═════ DATASET CONTENT

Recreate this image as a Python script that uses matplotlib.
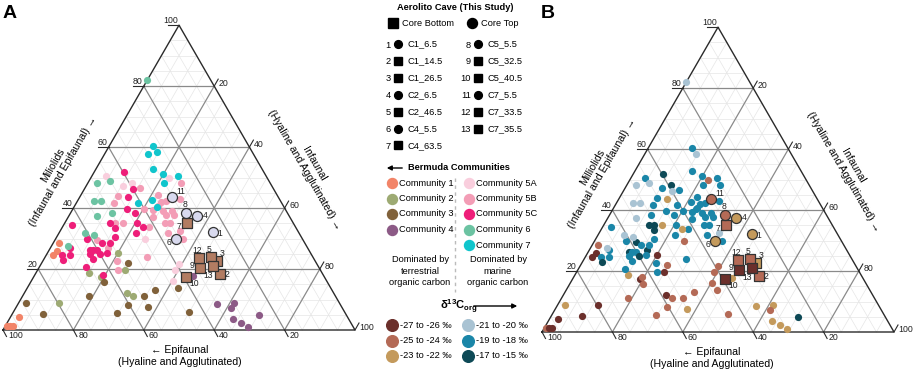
import numpy as np
import matplotlib.pyplot as plt

plt.rcParams['font.family'] = ['Liberation Sans', 'DejaVu Sans']
plt.rcParams['mathtext.fontset'] = 'custom'
plt.rcParams['mathtext.rm'] = 'Liberation Sans:bold'
plt.rcParams['mathtext.it'] = 'Liberation Sans:bold'
plt.rcParams['mathtext.bf'] = 'Liberation Sans:bold'
plt.rcParams['mathtext.default'] = 'rm'
LEG_FS = 6.7

######################## data: % Miliolids, % Infaunal, d13C class
# d13C class: 0=-27..-26, 1=-25..-24, 2=-23..-22, 3=-21..-20, 4=-19..-18, 5=-17..-15, -1 = no value
c1_mil = [28.5, 26.0, 24.6, 4.3, 1.3, 1.3, 1.3]
c1_inf = [1.6, 2.3, 1.9, 2.4, 0.5, 1.35, 2.2]
c1_d13 = [1, 0, 0, 0, 1, 0, 0]

c2_mil = [25.2, 18.7, 17.4, 19.7, 12.1, 11.1, 8.9]
c2_inf = [20.1, 15.1, 19.1, 24.9, 29.2, 31.4, 11.5]
c2_d13 = [0, 2, 0, 0, 0, 1, 0]

c3_mil = [22.0, 15.7, 13.1, 13.8, 11.1, 11.1, 8.2, 7.5, 5.6, 5.9, 8.9, 5.2]
c3_inf = [24.5, 20.8, 36.6, 42.8, 34.5, 18.8, 31.4, 37.4, 29.6, 49.9, 2.1, 8.8]
c3_d13 = [1, 1, 1, 1, 1, 1, 1, 2, 1, 1, 2, 0]

c4_mil = [17.7, 8.5, 8.9, 7.2, 3.6, 2.3, 1.0, 4.9]
c4_inf = [45.1, 56.5, 61.2, 61.2, 63.5, 66.5, 69.1, 70.3]
c4_d13 = [2, 2, 2, 1, 2, 2, 2, 5]

c5a_mil = [50.5, 49.8, 47.2, 48.2, 29.8, 21.6, 19.7, 16.1]
c5a_inf = [4.0, 22.3, 10.5, 12.5, 25.4, 39.2, 39.0, 40.2]
c5a_d13 = [4, 1, 4, 5, 1, 1, 1, 1]

c5b_mil = [48.2, 46.6, 44.3, 43.0, 42.0, 42.3, 43.9, 41.6, 39.7, 39.3, 39.0, 39.0, 37.7, 37.7, 37.0,
           35.1, 35.1, 33.8, 35.1, 35.1, 32.5, 29.8, 29.5, 26.9, 23.9, 22.6, 19.7, 40.7, 31.8]
c5b_inf = [26.5, 15.6, 21.9, 28.8, 23.9, 25.1, 10.7, 10.7, 20.2, 22.9, 26.0, 28.5, 27.5, 29.7, 24.1,
           14.3, 16.6, 24.6, 29.9, 28.5, 34.1, 36.2, 12.0, 16.4, 29.0, 21.1, 22.9, 23.7, 31.0]
c5b_d13 = [4, 4, 4, 4, 4, 4, 4, 4, 4, 4, 4, 4, 4, 4, 4,
           5, 2, 4, 4, 4, 3, 4, 5, 5, 4, 4, 4, 4, 4]

c5c_mil = [51.8, 46.2, 43.6, 39.7, 38.4, 35.1, 33.4, 35.1, 33.8, 34.4, 29.8, 28.5, 28.5, 30.5,
           31.8, 26.9, 24.6, 24.6, 23.0, 26.2, 26.2, 26.2, 24.9, 24.9, 23.3, 25.2, 20.7, 18.0]
c5c_inf = [8.5, 13.8, 13.7, 15.4, 18.3, 12.9, 15.1, 20.5, 22.9, 2.4, 9.0, 13.9, 16.2, 16.6,
           21.9, 5.6, 4.5, 6.7, 5.5, 11.6, 12.5, 13.6, 12.3, 15.1, 13.9, 16.9, 13.2, 19.4]
c5c_d13 = [5, 3, 2, 4, 4, 5, 5, 4, 2, 4, 4, 4, 4, 4,
           4, 4, 4, 4, 5, 5, 4, 4, 4, 5, 4, 4, 4, 1]

c6_mil = [82.0, 48.2, 48.9, 42.3, 42.3, 37.4, 38.4, 31.8, 31.1, 27.5]
c6_inf = [0.0, 2.6, 6.0, 4.7, 6.7, 8.0, 11.8, 7.4, 10.3, 4.7]
c6_d13 = [3, 3, 3, 3, 3, 3, 4, 3, 3, 3]

c7_mil = [60.3, 57.7, 58.4, 52.8, 51.1, 50.5, 48.2, 42.6, 41.6, 40.3]
c7_inf = [12.4, 12.3, 14.5, 16.2, 19.9, 24.5, 21.6, 21.0, 17.6, 23.6]
c7_d13 = [4, -1, 3, 4, 4, 4, 4, 4, 4, 4]

# Aerolito Cave samples
aer_names = ['C1_6.5', 'C1_14.5', 'C1_26.5', 'C2_6.5', 'C2_46.5', 'C4_5.5', 'C4_63.5',
             'C5_5.5', 'C5_32.5', 'C5_40.5', 'C7_5.5', 'C7_33.5', 'C7_35.5']
aer_top = [True, False, False, True, False, True, False, True, False, False, True, False, False]
aer_mil = [32.1, 18.4, 22.6, 37.4, 23.9, 29.8, 35.1, 38.4, 20.3, 17.4, 43.6, 23.6, 21.0]
aer_inf = [43.6, 52.4, 49.5, 36.4, 47.1, 34.2, 34.7, 32.8, 45.8, 43.3, 26.2, 43.9, 49.2]
aer_d13 = [2, 1, 2, 2, 1, 2, 1, 1, 0, 0, 1, 1, 0]

comm_names = ['Community 1', 'Community 2', 'Community 3', 'Community 4',
              'Community 5A', 'Community 5B', 'Community 5C', 'Community 6', 'Community 7']
comm_cols = ['#F28468', '#9DAA73', '#80613A', '#8C5A86',
             '#F9CEDD', '#F39DB6', '#EE1E79', '#6CC3A2', '#10C5CC']
d13_labels = ['-27 to -26 \u2030', '-25 to -24 \u2030', '-23 to -22 \u2030',
              '-21 to -20 \u2030', '-19 to -18 \u2030', '-17 to -15 \u2030']
d13_cols = ['#6B2F2B', '#B46A56', '#C49A5C', '#A9C3D3', '#1A86A8', '#0D4956']

comms = [(c1_mil, c1_inf, c1_d13), (c2_mil, c2_inf, c2_d13), (c3_mil, c3_inf, c3_d13),
         (c4_mil, c4_inf, c4_d13), (c5a_mil, c5a_inf, c5a_d13), (c5b_mil, c5b_inf, c5b_d13),
         (c5c_mil, c5c_inf, c5c_d13), (c6_mil, c6_inf, c6_d13), (c7_mil, c7_inf, c7_d13)]

# label offsets (px) for the sample numbers
lab_dx = [7, 7, 5, 8, -2, -7, -8, -1, -8, 8, 9, -2, -5]
lab_dy = [1, 1, -8, 0, -8, 3, 3, -8, -3, 7, -6, -8, 10]

SQ = np.sqrt(3) / 2
W = 352


def tern(m, i, ox, oy):
    m = np.asarray(m, dtype=float) / 100
    i = np.asarray(i, dtype=float) / 100
    return ox + W * (i + m / 2), oy - W * SQ * m


def seg(ax, p, q, ox, oy, **kw):
    x, y = tern([p[0], q[0]], [p[1], q[1]], ox, oy)
    ax.plot(x, y, **kw)


def frame(ax, ox, oy, tdx, miltitle):
    for v in range(5, 100, 5):
        if v % 20 == 0:
            kw = dict(color='#8a8a8a', lw=0.9, zorder=1)
        else:
            kw = dict(color='#e6e6e6', lw=0.5, zorder=0.5)
        seg(ax, (v, 0), (v, 100 - v), ox, oy, **kw)
        seg(ax, (0, v), (100 - v, v), ox, oy, **kw)
        seg(ax, (0, 100 - v), (100 - v, 0), ox, oy, **kw)
    x, y = tern([0, 100, 0, 0], [0, 0, 100, 0], ox, oy)
    ax.plot(x, y, color='#2a2a2a', lw=1.0, zorder=2)
    for v in (20, 40, 60, 80, 100):
        # Miliolids (left)
        x, y = tern(v, 0, ox, oy)
        ax.plot([x - 11, x], [y, y], color='#2a2a2a', lw=0.8)
        ax.text(x - 1, y - 0.5, str(v), ha='right', va='bottom', fontsize=6.3, color='#222222')
        # Infaunal (right)
        x, y = tern(100 - v, v, ox, oy)
        ax.plot([x, x + 4], [y, y - 7], color='#2a2a2a', lw=0.8)
        ax.text(x + 4.5, y - 3, str(v), ha='left', va='center', fontsize=6.3, color='#222222')
        # Epifaunal (bottom)
        x, y = tern(0, 100 - v, ox, oy)
        ax.plot([x, x + 3.5], [y, y + 6.5], color='#2a2a2a', lw=0.8)
        ax.text(x + 5, y + 6, str(v), ha='left', va='center', fontsize=6.3, color='#222222')
    ax.text(ox + 55, oy - 162, miltitle + '\n(Infaunal and Epifaunal) \u2192', rotation=60,
            ha='center', va='center', multialignment='center', fontsize=7.6, linespacing=1.15,
            rotation_mode='anchor')
    ax.text(ox + 306, oy - 163, 'Infaunal\n(Hyaline and Agglutinated) \u2192', rotation=-60,
            ha='center', va='center', multialignment='center', fontsize=7.6, linespacing=1.15,
            rotation_mode='anchor')
    ax.text(ox + tdx, oy + 26, '\u2190 Epifaunal\n(Hyaline and Agglutinated)',
            ha='center', va='center', multialignment='center', fontsize=7.6, linespacing=1.2)


fig = plt.figure(figsize=(9.13, 3.71), dpi=100)
ax = fig.add_axes([0, 0, 1, 1])
ax.set_xlim(0, 913)
ax.set_ylim(371, 0)
ax.axis('off')

# ---- panel A : communities
oxA, oyA = 3, 330
frame(ax, oxA, oyA, 177, 'Miliolids')
for (mil, inf, _), col in zip(comms, comm_cols):
    x, y = tern(mil, inf, oxA, oyA)
    ax.scatter(x, y, s=27, color=col, lw=0, zorder=3)

# ---- panel B : d13C
oxB, oyB = 542, 332
frame(ax, oxB, oyB, 170, 'Milliolids')
for mil, inf, d13 in comms:
    for m, i, d in zip(mil, inf, d13):
        if d < 0:
            continue
        x, y = tern(m, i, oxB, oyB)
        ax.scatter(x, y, s=27, color=d13_cols[d], lw=0, zorder=3)

# ---- Aerolito samples on both panels
for ox, oy, panel in ((oxA, oyA, 'A'), (oxB, oyB, 'B')):
    for k in range(len(aer_names)):
        x, y = tern(aer_mil[k], aer_inf[k], ox, oy)
        if panel == 'A':
            fc = '#D8D9EE' if aer_top[k] else '#B27C62'
        else:
            fc = d13_cols[aer_d13[k]]
        ax.scatter(x, y, s=52 if aer_top[k] else 46, marker='o' if aer_top[k] else 's',
                   facecolor=fc, edgecolor='#333333', lw=0.9, zorder=4)
        ax.text(x + lab_dx[k], y + lab_dy[k], str(k + 1), ha='center', va='center',
                fontsize=6.2, color='#222222', zorder=5)

ax.text(3, 13, 'A', fontsize=14, fontweight='bold', va='center', ha='left')
ax.text(541, 14, 'B', fontsize=14, fontweight='bold', va='center', ha='left')

# ---- middle legend
ax.text(455, 7, 'Aerolito Cave (This Study)', ha='center', va='center', fontsize=LEG_FS,
        fontweight='bold')
ax.plot(393, 23, 's', ms=6.5, color='black')
ax.text(402, 23, 'Core Bottom', va='center', fontsize=LEG_FS)
ax.plot(472, 23, 'o', ms=7.2, color='black')
ax.text(481, 23, 'Core Top', va='center', fontsize=LEG_FS)
for k, name in enumerate(aer_names):
    col = 0 if k < 7 else 1
    row = k if k < 7 else k - 7
    y = 44 + 16.9 * row
    xn = 391 if col == 0 else 471
    ax.text(xn, y + 1, str(k + 1), ha='right', va='center', fontsize=LEG_FS)
    ax.plot(xn + 7, y, 'o' if aer_top[k] else 's', ms=5.6 if aer_top[k] else 5.2, color='black')
    ax.text(xn + 16, y, name, va='center', fontsize=LEG_FS)

ax.annotate('', xy=(384, 168), xytext=(405, 168),
            arrowprops=dict(arrowstyle='-|>', color='black', lw=1.0, mutation_scale=7))
ax.text(408, 168, 'Bermuda Communities', va='center', fontsize=LEG_FS, fontweight='bold')
for k, (name, col) in enumerate(zip(comm_names, comm_cols)):
    if k < 4:
        x, y = 392, 183 + 15.5 * k
    else:
        x, y = 469, 183 + 15.5 * (k - 4)
    ax.plot(x, y, 'o', ms=7.2, color=col)
    ax.text(x + 7, y, name, va='center', fontsize=LEG_FS)
ax.plot([455, 455], [178, 292], color='#bbbbbb', lw=1, ls=(0, (2.5, 2.5)))
ax.text(420, 271, 'Dominated by\nterrestrial\norganic carbon', ha='center', va='center',
        fontsize=LEG_FS, linespacing=1.3)
ax.text(498, 271, 'Dominated by\nmarine\norganic carbon', ha='center', va='center',
        fontsize=LEG_FS, linespacing=1.3)

ax.text(440, 307, r'$\delta^{13}C_{org}$', va='center', fontsize=8.0)
ax.annotate('', xy=(520, 306), xytext=(471, 306),
            arrowprops=dict(arrowstyle='-|>', color='black', lw=1.0, mutation_scale=7))
for k, (lab, col) in enumerate(zip(d13_labels, d13_cols)):
    if k < 3:
        x, y = 392, 325 + 15.5 * k
    else:
        x, y = 468, 325 + 15.5 * (k - 3)
    ax.plot(x, y, 'o', ms=8.4, color=col)
    ax.text(x + 8, y, lab, va='center', fontsize=LEG_FS)

fig.savefig('out.png', dpi=100, facecolor='white')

══════════

§ EXERCISE AIM: From the opening line of the listing above through the line bearing "5, 4, 4, 4, 4, 4]", repeat each line exactly. Drop every picture.

§ RESPONSE TO THIS TASK:
Recreate this image as a Python script that uses matplotlib.
import numpy as np
import matplotlib.pyplot as plt

plt.rcParams['font.family'] = ['Liberation Sans', 'DejaVu Sans']
plt.rcParams['mathtext.fontset'] = 'custom'
plt.rcParams['mathtext.rm'] = 'Liberation Sans:bold'
plt.rcParams['mathtext.it'] = 'Liberation Sans:bold'
plt.rcParams['mathtext.bf'] = 'Liberation Sans:bold'
plt.rcParams['mathtext.default'] = 'rm'
LEG_FS = 6.7

######################## data: % Miliolids, % Infaunal, d13C class
# d13C class: 0=-27..-26, 1=-25..-24, 2=-23..-22, 3=-21..-20, 4=-19..-18, 5=-17..-15, -1 = no value
c1_mil = [28.5, 26.0, 24.6, 4.3, 1.3, 1.3, 1.3]
c1_inf = [1.6, 2.3, 1.9, 2.4, 0.5, 1.35, 2.2]
c1_d13 = [1, 0, 0, 0, 1, 0, 0]

c2_mil = [25.2, 18.7, 17.4, 19.7, 12.1, 11.1, 8.9]
c2_inf = [20.1, 15.1, 19.1, 24.9, 29.2, 31.4, 11.5]
c2_d13 = [0, 2, 0, 0, 0, 1, 0]

c3_mil = [22.0, 15.7, 13.1, 13.8, 11.1, 11.1, 8.2, 7.5, 5.6, 5.9, 8.9, 5.2]
c3_inf = [24.5, 20.8, 36.6, 42.8, 34.5, 18.8, 31.4, 37.4, 29.6, 49.9, 2.1, 8.8]
c3_d13 = [1, 1, 1, 1, 1, 1, 1, 2, 1, 1, 2, 0]

c4_mil = [17.7, 8.5, 8.9, 7.2, 3.6, 2.3, 1.0, 4.9]
c4_inf = [45.1, 56.5, 61.2, 61.2, 63.5, 66.5, 69.1, 70.3]
c4_d13 = [2, 2, 2, 1, 2, 2, 2, 5]

c5a_mil = [50.5, 49.8, 47.2, 48.2, 29.8, 21.6, 19.7, 16.1]
c5a_inf = [4.0, 22.3, 10.5, 12.5, 25.4, 39.2, 39.0, 40.2]
c5a_d13 = [4, 1, 4, 5, 1, 1, 1, 1]

c5b_mil = [48.2, 46.6, 44.3, 43.0, 42.0, 42.3, 43.9, 41.6, 39.7, 39.3, 39.0, 39.0, 37.7, 37.7, 37.0,
           35.1, 35.1, 33.8, 35.1, 35.1, 32.5, 29.8, 29.5, 26.9, 23.9, 22.6, 19.7, 40.7, 31.8]
c5b_inf = [26.5, 15.6, 21.9, 28.8, 23.9, 25.1, 10.7, 10.7, 20.2, 22.9, 26.0, 28.5, 27.5, 29.7, 24.1,
           14.3, 16.6, 24.6, 29.9, 28.5, 34.1, 36.2, 12.0, 16.4, 29.0, 21.1, 22.9, 23.7, 31.0]
c5b_d13 = [4, 4, 4, 4, 4, 4, 4, 4, 4, 4, 4, 4, 4, 4, 4,
           5, 2, 4, 4, 4, 3, 4, 5, 5, 4, 4, 4, 4, 4]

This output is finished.